Asked about how he feels about Storrie’s skyrocketing projection affecting the public interest on “April X,” Parandi notes he was afraid at first that the audiences who would come looking for his film after watching “Heated Rivalry” would be vastly different, but his fears were eased by the film’s producer, Lavinia Postolache. The producer made the effort to get to know Storrie’s fans, and was there to closely check their reactions at test and festival screenings. “They were crying during the movie because of Baxter,” Parandi says now. “I was happy.”
The director faced several drawbacks in the making of his film, which took over a decade from the original idea until shooting thanks to financing difficulties. Despite having considered locations in Asia and North America, Parandi ended up shooting the film in Bucharest, which helped keep the budget down despite the travel costs for key cast and crew.
“I didn’t want to make a clinical sci-fi, which is all clean,” the director notes when talking about location scouting. “I wanted to feel the grittiness, the urban grittiness. It’s interesting because as we go into the future, I am noticing things are not getting cleaner, everything just gets more extreme. Europe allowed me to do that. Romania was very good for textures. I came alone for scouting and I was impressed with Bucharest. I saw a lot of gray, a lot of concrete, and I thought about having Baxter lost, wandering the corridors of this lost world. I fell in love with the city. It made me think of Berlin 25 years ago.”
Shooting in Bucharest led the director to feed off his genre influences such as “The Matrix” and “Enter the Void” while building on “this idea of the synergy of the new European Union in Eastern Europe.” “It all made sense to me geopolitically,” he adds. “It’s funny because we are kind of heading there, Eastern Europe feels way more European than the West in some strange way.”

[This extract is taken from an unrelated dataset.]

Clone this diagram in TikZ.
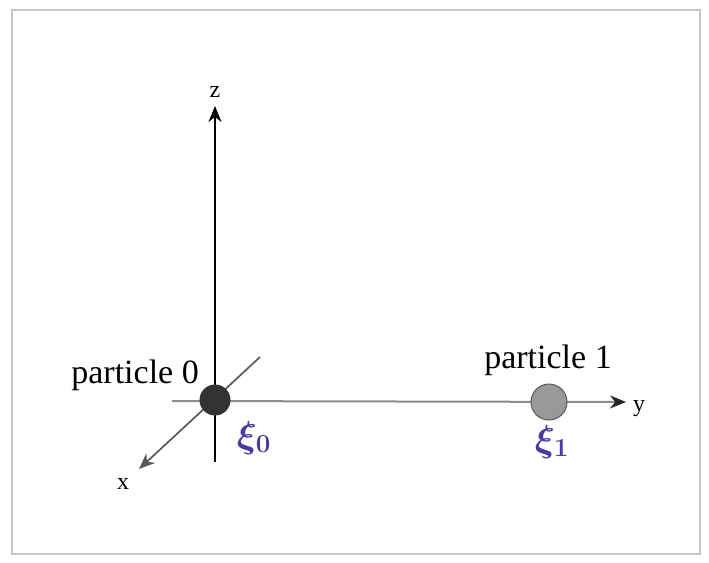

Despite regretting not having had a budget that would have allowed for his more ambitious, wider original vision, Parandi is proud of having delivered a high-octane sci-fi for under $2 million. “The first draft was very different, it was much more aggressive and the scope was even bigger,” he recalls. “We had backstories for the characters, a lot of flashbacks. The scope had to be rearranged according to the budget we had. Once I became a bit more reasonable, the movie happened.”